- Nearest city: Humaitá, Amazonas
- Coordinates: 6°58′52″S 63°50′17″W﻿ / ﻿6.981°S 63.838°W
- Area: 1,079,669.71 hectares (2,667,922.0 acres)
- Designation: National forest
- Created: 17 February 2005
- Administrator: Chico Mendes Institute for Biodiversity Conservation

= Balata-Tufari National Forest =

National forest in Amazonas, Brazil

The Balata-Tufari National Forest (Floresta Nacional de Balata-Tufari) is a national forest in the state of Amazonas, Brazil.
It was created to support sustainable extraction of forest products such as timber subject to restrictions and regulations defined by law or the responsible agency, ICMBio.

==Location==

Conservation units in the Purus-Madeira interfluvial.
8. Balata-Tufari National Forest

The Balata-Tufari National Forest covers parts of the municipalities of Canutama (90.85%) and Tapauá (9.15%) in the state of Amazonas.
It has an area of 1079669.71 ha.
It is bounded by the Purus River to the west, by the first section of the Trans-Amazonian Highway (BR-230) from Lábrea to Humaitá which cuts across its southern end, and by BR-319 to the east.
The Mucuim River runs through the forest, flowing north from the Mapinguari National Park, which lies to the south of BR-230.
The Mucuim is joined within the forest by the Açuã River, which rises in the Mapinguari National Park.
2.47% of the national forest's area overlaps with the Mapinguari National Park.

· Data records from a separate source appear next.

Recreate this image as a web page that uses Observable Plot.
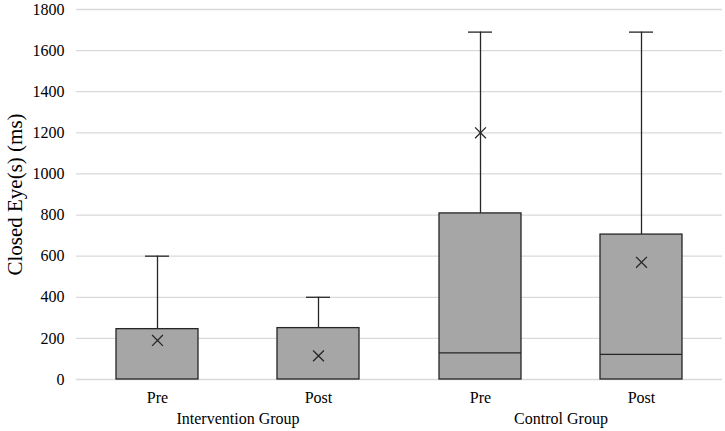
<!DOCTYPE html>
<html><head><meta charset="utf-8">
<script src="https://cdn.jsdelivr.net/npm/d3@7"></script>
<script src="https://cdn.jsdelivr.net/npm/@observablehq/plot@0.6"></script>
<style>body{margin:0;background:#fff}</style>
</head><body><div id="chart"></div>
<script>
const groups = ["Intervention Group", "Intervention Group", "Control Group", "Control Group"];
const phases = ["Pre", "Post", "Pre", "Post"];
const q1 = [0, 0, 0, 0];
const median = [0, 0, 130, 122];
const q3 = [245, 250, 808, 705];
const whiskerMax = [600, 400, 1690, 1690];
const mean = [190, 115, 1200, 570];
const yTicks = [0, 200, 400, 600, 800, 1000, 1200, 1400, 1600, 1800];
const yTitle = "Closed Eye(s) (ms)";

const data = groups.map((g, i) => ({group: g, phase: phases[i], q1: q1[i], median: median[i], q3: q3[i], max: whiskerMax[i], mean: mean[i]}));
const withMedian = data.filter(d => d.median > d.q1);

const font = "'Liberation Serif', 'Times New Roman', serif";
const chart = Plot.plot({
  width: 725, height: 431,
  marginTop: 9, marginBottom: 52, marginLeft: 76, marginRight: 3,
  style: {fontFamily: font, fontSize: "16px", color: "#000", background: "#fff"},
  fx: {domain: ["Intervention Group", "Control Group"], padding: 0, label: null},
  x: {domain: ["Pre", "Post"], paddingInner: 0.49, paddingOuter: 0.245, label: null},
  y: {domain: [0, 1800], ticks: yTicks, label: null},
  marks: [
    Plot.gridY(yTicks, {stroke: "#d9d9d9", strokeOpacity: 1, strokeWidth: 1.3}),
    Plot.axisY(yTicks, {tickSize: 0, tickPadding: 12, fontSize: 16, label: null, tickFormat: d => String(d)}),
    Plot.axisX({tickSize: 0, tickPadding: 12, fontSize: 16, label: null}),
    Plot.axisFx({anchor: "bottom", tickSize: 0, tickPadding: 33, fontSize: 16, label: null}),
    Plot.ruleX(data, {fx: "group", x: "phase", y1: "q3", y2: "max", stroke: "#262626", strokeWidth: 1.3}),
    Plot.tickY(data, {fx: "group", x: "phase", y: "max", stroke: "#262626", strokeWidth: 1.3, insetLeft: 29, insetRight: 29}),
    Plot.barY(data, {fx: "group", x: "phase", y1: "q1", y2: "q3", fill: "#a6a6a6", stroke: "#262626", strokeWidth: 1.3}),
    Plot.tickY(withMedian, {fx: "group", x: "phase", y: "median", stroke: "#262626", strokeWidth: 1.3}),
    Plot.dot(data, {fx: "group", x: "phase", y: "mean", symbol: "times", r: 5, stroke: "#262626", strokeWidth: 1.3}),
    Plot.text([yTitle], {fx: () => "Intervention Group", frameAnchor: "left", textAnchor: "middle", rotate: -90, dx: -61, fontSize: 21, fontFamily: font, fill: "#000"})
  ]
});
document.getElementById("chart").appendChild(chart);
</script></body></html>
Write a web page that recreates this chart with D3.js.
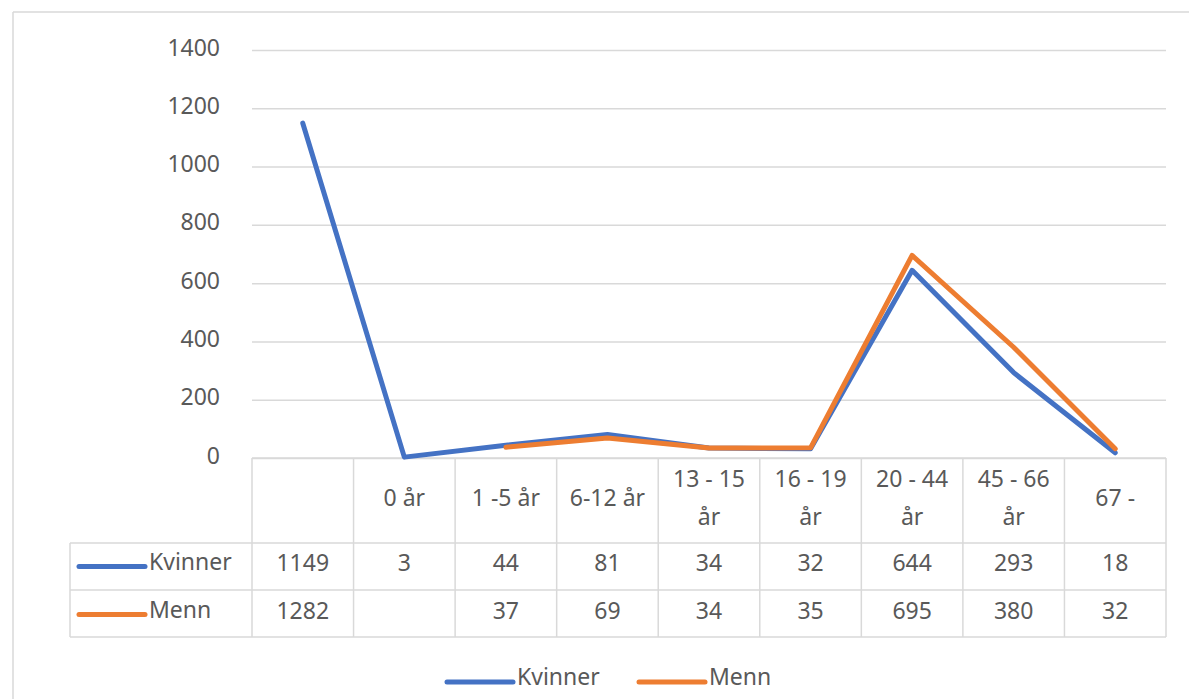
<!DOCTYPE html>
<html>
<head>
<meta charset="utf-8">
<script src="https://cdn.jsdelivr.net/npm/d3@7"></script>
<style>
  body { margin: 0; background: #fff; }
  svg text { font-family: "Noto Sans", "Open Sans", sans-serif; fill: #595959; }
</style>
</head>
<body>
<svg class="chart"></svg>
<script>
"use strict";

// data
var categories = ['', '0 år', '1 -5 år', '6-12 år', '13 - 15 år', '16 - 19 år', '20 - 44 år', '45 - 66 år', '67 -'];
var kvinner = [1149, 3, 44, 81, 34, 32, 644, 293, 18];
var menn = [1282, null, 37, 69, 34, 35, 695, 380, 32];
var seriesNames = ['Kvinner', 'Menn'];
var seriesColors = ['#4472c4', '#ed7d31'];
var yTicks = [0, 200, 400, 600, 800, 1000, 1200, 1400];

var W = 1189, H = 699;
var fontSize = 23;
var gridColor = '#d9d9d9';

var svg = d3.select('.chart')
  .attr('width', W)
  .attr('height', H);

// outer frame (only top and left visible in the crop)
svg.append('line')
  .attr('x1', 13).attr('x2', W).attr('y1', 12).attr('y2', 12)
  .style('stroke', gridColor).style('stroke-width', 1.5);
svg.append('line')
  .attr('x1', 13).attr('x2', 13).attr('y1', 12).attr('y2', H)
  .style('stroke', gridColor).style('stroke-width', 1.5);

var x = d3.scaleBand()
  .range([252, 1166])
  .domain(d3.range(categories.length));

var y = d3.scaleLinear()
  .range([458, 50])
  .domain([0, 1400]);

// gridlines + y labels
var yAxis = d3.axisLeft(y)
  .tickValues(yTicks)
  .tickFormat(d3.format('d'))
  .tickSize(-(x.range()[1] - x.range()[0]))
  .tickPadding(32);

var gy = svg.append('g')
  .attr('transform', 'translate(' + x.range()[0] + ',0)')
  .call(yAxis);
gy.select('.domain').remove();
gy.selectAll('.tick line').style('stroke', gridColor).style('stroke-width', 1.5);
gy.selectAll('.tick text')
  .style('font-size', fontSize + 'px')
  .attr('dy', '0.22em');

// data table
var rowTop = 458, rowHead = 543, row1 = 590, row2 = 637;
var tableLeft = 70;
var tbl = svg.append('g').style('stroke', gridColor).style('stroke-width', 1.5);

tbl.append('line').attr('x1', x.range()[0]).attr('x2', x.range()[1]).attr('y1', rowTop).attr('y2', rowTop);
[rowHead, row1, row2].forEach(function(yy){
  tbl.append('line').attr('x1', tableLeft).attr('x2', x.range()[1]).attr('y1', yy).attr('y2', yy);
});
tbl.append('line').attr('x1', tableLeft).attr('x2', tableLeft).attr('y1', rowHead).attr('y2', row2);
d3.range(categories.length + 1).forEach(function(i){
  var xx = x.range()[0] + i * x.bandwidth();
  tbl.append('line').attr('x1', xx).attr('x2', xx).attr('y1', rowTop).attr('y2', row2);
});

// header labels, wrapped into the cell width
var head = svg.append('g').selectAll('text')
  .data(categories)
  .enter().append('text')
    .attr('text-anchor', 'middle')
    .style('font-size', fontSize + 'px')
    .attr('x', function(d, i){ return x(i) + x.bandwidth() / 2; });

head.each(function(d, i){
  var t = d3.select(this);
  var words = d.split(' ');
  var lines = [], cur = '';
  words.forEach(function(w){
    var test = cur ? cur + ' ' + w : w;
    t.text(test);
    if (cur && this.getComputedTextLength() > x.bandwidth() - 6) {
      lines.push(cur);
      cur = w;
    } else {
      cur = test;
    }
  }, this);
  if (cur) lines.push(cur);
  t.text(null);
  var mid = (rowTop + rowHead) / 2 - 3;
  var lh = 38;
  lines.forEach(function(l, k){
    t.append('tspan')
      .attr('x', x(i) + x.bandwidth() / 2)
      .attr('y', mid + (k - (lines.length - 1) / 2) * lh)
      .attr('dy', '0.35em')
      .text(l);
  });
});

// series rows
var rows = [kvinner, menn];
var rowMid = [(rowHead + row1) / 2 - 4, (row1 + row2) / 2 - 3];
rows.forEach(function(vals, s){
  var g = svg.append('g');
  g.append('line')
    .attr('x1', 79).attr('x2', 145)
    .attr('y1', rowMid[s] + 4).attr('y2', rowMid[s] + 4)
    .style('stroke', seriesColors[s]).style('stroke-width', 5)
    .style('stroke-linecap', 'round');
  g.append('text')
    .attr('x', 149).attr('y', rowMid[s]).attr('dy', '0.33em')
    .style('font-size', fontSize + 'px')
    .text(seriesNames[s]);
  g.selectAll('.val')
    .data(vals)
    .enter().append('text')
      .attr('class', 'val')
      .attr('text-anchor', 'middle')
      .attr('x', function(d, i){ return x(i) + x.bandwidth() / 2; })
      .attr('y', rowMid[s]).attr('dy', '0.35em')
      .style('font-size', fontSize + 'px')
      .text(function(d){ return d == null ? '' : d; });
});

// lines (a point with no neighbour is not drawn, like Excel without markers)
function hasNeighbour(vals, i){
  return vals[i] != null && ((i > 0 && vals[i - 1] != null) || (i < vals.length - 1 && vals[i + 1] != null));
}

rows.forEach(function(vals, s){
  var line = d3.line()
    .defined(function(d, i){ return hasNeighbour(vals, i); })
    .x(function(d, i){ return x(i) + x.bandwidth() / 2; })
    .y(function(d){ return y(d); });

  svg.append('path')
    .datum(vals)
    .attr('d', line)
    .style('fill', 'none')
    .style('stroke', seriesColors[s])
    .style('stroke-width', 5)
    .style('stroke-linejoin', 'round')
    .style('stroke-linecap', 'round');
});

// legend
var legendX = [447, 639];
seriesNames.forEach(function(n, s){
  var g = svg.append('g').attr('transform', 'translate(' + legendX[s] + ',680)');
  g.append('line')
    .attr('x1', 0).attr('x2', 66).attr('y1', 2).attr('y2', 2)
    .style('stroke', seriesColors[s]).style('stroke-width', 5)
    .style('stroke-linecap', 'round');
  g.append('text')
    .attr('x', 70).attr('y', -3).attr('dy', '0.35em')
    .style('font-size', fontSize + 'px')
    .text(n);
});
</script>
</body>
</html>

The national forest is in the Amazon biome.
It contains 91.44% open rainforest, 6.45% dense rainforest and 2.11% contact between savannah and rainforest.
About 2000 families live in the forest, mostly farmers who own or lease small plots.
The Balata-Tufari National Forest and the nearby Iquiri National Forest have great potential not only for sustainable extraction of timber but also for products such as oils, resins, nuts, seeds and fruits.

==History==

The Balata-Tufari National Forest was created by decree on 17 February 2005 and is administered by the Chico Mendes Institute for Biodiversity Conservation (ICMBio).
It is classed as IUCN protected area category VI (protected area with sustainable use of natural resources) with the objective of sustainable multiple use of forest resources and scientific research, with emphasis on methods for sustainable exploitation of native forests.
The forest had three areas when created: Gleba Balata with 282781 ha, Gleba Tufari with 360168 ha and Gleba Jacaré with 159074 ha.
On 8 May 2008 a fourth area was added, Area 4 with 275836 ha.

The advisory council was formed on 14 December 2010.
An ordinance of 9 January 2012 provided for a consistent and integrated approach to preparing management plans for the conservation units in the BR-319 area of influence. These are the Abufari Biological Reserve, Cuniã Ecological Station, Nascentes do Lago Jari and Mapinguari national parks, Balata-Tufari, Humaitá and Iquiri national forests, and the Lago do Capanã-Grande, Rio Ituxi, Médio Purus and Lago do Cuniã extractive reserves.